On Asia trip, Mr. Obama must send clear signals on human rights

By ,
The Washington Post
Published: November 17
 

PRESIDENT OBAMA’S first foreign policy initiative following his reelection is a reinforcement of his “pivot” of U.S. attention and resources toward Asia. The president on Saturday begins a trip that will take him to an Asian summit meeting in Cambodia, as well as to Burma and Thailand. The strategy, which is aimed in part at bolstering Southeast Asian nations that fear the growing power of China, is a sensible one — though it seems likely that the greatest challenges of Mr. Obama’s second term will come from the Middle East, Afghanistan and Iran.
At the same time, the timing and itinerary of Mr. Obama’s tour raise some critical questions about his Asia strategy. One of the nations he will visit, Cambodia, is an autocracy whose strongman, Hun Sen, has been in power for 27 years. Another, Burma, is a military dictatorship that recently undertook a political liberalization but has far to go to meet basic human rights standards. The president’s tour consequently will bring to the forefront the issue of what role human rights and democracy promotion will play in the Asia pivot. 

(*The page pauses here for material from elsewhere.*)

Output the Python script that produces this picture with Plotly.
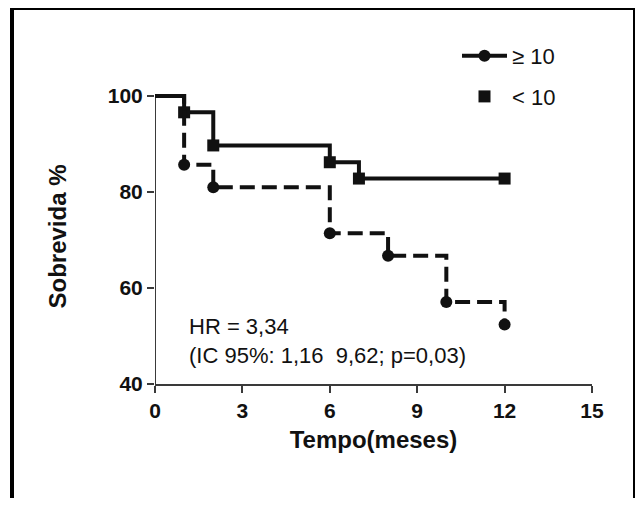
import plotly.graph_objects as go

# ---- data (Kaplan-Meier steps) ----
time_lt10 = [0, 1, 2, 6, 7, 12]
surv_lt10 = [100, 96.6, 89.7, 86.2, 82.8, 82.8]

time_ge10 = [0, 1, 2, 6, 8, 10, 12]
surv_ge10 = [100, 85.7, 81.0, 71.4, 66.7, 57.1, 52.4]

x_ticks = [0, 3, 6, 9, 12, 15]
y_ticks = [40, 60, 80, 100]

label_ge10 = "≥ 10"
label_lt10 = "< 10"
hr_text = "HR = 3,34<br>(IC 95%: 1,16\u00a0\u00a09,62; p=0,03)"

# ---- layout geometry (page has an 8px body margin) ----
OFF = 8
W, H = 643 - OFF, 506 - 2 * OFF
# plot area in screen px: x 155..592, y 89..384
ML = 155 - OFF
MR = W - (592 - OFF)
MT = 89 - OFF
MB = H - (384 - OFF)
PW, PH = W - ML - MR, H - MT - MB

def px_x(p):
    """screen px -> paper x"""
    return (p - OFF - ML) / PW

def px_y(p):
    """screen px -> paper y"""
    return (H - MB - (p - OFF)) / PH

FONT = "Liberation Sans, Arial, sans-serif"
INK = "#111111"
AX = "#3a3a3a"

fig = go.Figure()

fig.add_trace(go.Scatter(
    x=time_lt10, y=surv_lt10, mode="lines+markers", line_shape="hv",
    line=dict(color=INK, width=4),
    marker=dict(symbol="square", size=[0] + [12] * (len(time_lt10) - 1), color=INK,
                opacity=1, line=dict(width=0)),
    showlegend=False, cliponaxis=False,
))
fig.add_trace(go.Scatter(
    x=time_ge10, y=surv_ge10, mode="lines+markers", line_shape="hv",
    line=dict(color=INK, width=4, dash="15px,7px"),
    marker=dict(symbol="circle", size=[0] + [12] * (len(time_ge10) - 1), color=INK,
                opacity=1, line=dict(width=0)),
    showlegend=False, cliponaxis=False,
))

# legend entries (as in the original figure legend)
fig.add_trace(go.Scatter(
    x=[None], y=[None], mode="lines+markers", name=label_ge10,
    line=dict(color=INK, width=4), marker=dict(symbol="circle", size=12, color=INK),
    legendgroup="a",
))
fig.add_trace(go.Scatter(
    x=[None], y=[None], mode="markers", name=label_lt10,
    marker=dict(symbol="square", size=12, color=INK),
    legendgroup="b",
))

y_top = 100 + (96 - 89) / 4.8

fig.update_xaxes(
    range=[0, 15], tickvals=x_ticks, ticks="outside", ticklen=7, tickwidth=2,
    tickcolor=AX, showline=True, linecolor=AX, linewidth=2, showgrid=False,
    zeroline=False, tickfont=dict(family=FONT, size=21, color=INK, weight="bold"),
    title=dict(text="Tempo(meses)", font=dict(family=FONT, size=24, color=INK, weight="bold"),
               standoff=10),
)
fig.update_yaxes(
    range=[40, y_top], tickvals=y_ticks, ticks="outside", ticklen=7, tickwidth=2,
    tickcolor=AX, showline=False, showgrid=False, zeroline=False,
    tickfont=dict(family=FONT, size=21, color=INK, weight="bold"),
    title=dict(text="Sobrevida %", font=dict(family=FONT, size=24, color=INK, weight="bold"),
               standoff=34),
)

fig.update_layout(
    width=W, height=H,
    margin=dict(l=ML, r=MR, t=MT, b=MB),
    paper_bgcolor="white", plot_bgcolor="white",
    font=dict(family=FONT, color=INK),
    legend=dict(x=px_x(457), y=px_y(35), xanchor="left", yanchor="top",
                font=dict(family=FONT, size=22, color=INK), itemwidth=45,
                traceorder="grouped", tracegroupgap=9, bgcolor="rgba(0,0,0,0)"),
    shapes=[
        # y axis line from 40 to 100
        dict(type="line", xref="x", yref="y", x0=0, x1=0, y0=40, y1=100,
             line=dict(color=AX, width=2), layer="below"),
        # outer frame: top, left, right
        dict(type="line", xref="paper", yref="paper",
             x0=px_x(10), x1=px_x(637), y0=px_y(OFF), y1=px_y(OFF),
             line=dict(color="#000000", width=4), layer="below"),
        dict(type="line", xref="paper", yref="paper",
             x0=px_x(12), x1=px_x(12), y0=px_y(540), y1=px_y(OFF - 2),
             line=dict(color="#000000", width=4), layer="below"),
        dict(type="line", xref="paper", yref="paper",
             x0=px_x(635), x1=px_x(635), y0=px_y(540), y1=px_y(OFF - 2),
             line=dict(color="#000000", width=4), layer="below"),
    ],
    annotations=[
        dict(text=hr_text, xref="x", yref="y", x=1.1, y=49.0,
             xanchor="left", yanchor="middle", align="left", showarrow=False,
             font=dict(family=FONT, size=22, color=INK)),
    ],
)

fig.write_html("out.html")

In the interest of balancing China, will the United States be willing to tolerate autocracy and human rights abuses by its Asian allies — as it did the crimes of dictators during the Cold War? The administration says no: In fact, it claims credit for helping to bring about the political opening in Burma, which has seen opposition leader Aung San Suu Kyi go from house arrest to membership in parliament in a matter of months.
Human rights activists, nevertheless, argue that Mr. Obama has been too quick to bestow the honor of a presidential visit on Burma and that he should not have agreed to meet Hun Sen. Burma’s political transition will not be complete until at least 2015, when the next national election will be held, and ethnic violence in the country has been growing worse. U.S. efforts to obtain the release of hundreds of remaining political prisoners in advance of Mr. Obama’s visit have so far produced no result.
The Cambodian leader, for his part, followed up on a meeting with Secretary of State Hillary Rodham Clinton in July by arresting the owner of the country’s leading independent radio station; he was later sentenced to 20 years in prison on trumped-up charges. Hun Sen is setting the stage for a one-sided election next year. The worry is that he will take his meeting with the U.S. president as sanction to entrench himself and his family in what would amount to a new Cambodian dynasty, while Burmese President Thein Sein will freeze the reform process.
Administration officials say they retain the leverage to roll back recent economic concessions to Burma if there is political backsliding and that the president is planning to make a major speech about the political process. But Mr. Obama should not limit himself to Burma or to words. He should make it clear that a key aim of the new Asia strategy will be consolidating democratic government in the region — and that regimes that move in the wrong direction, like that of Hun Sen, will be frozen out.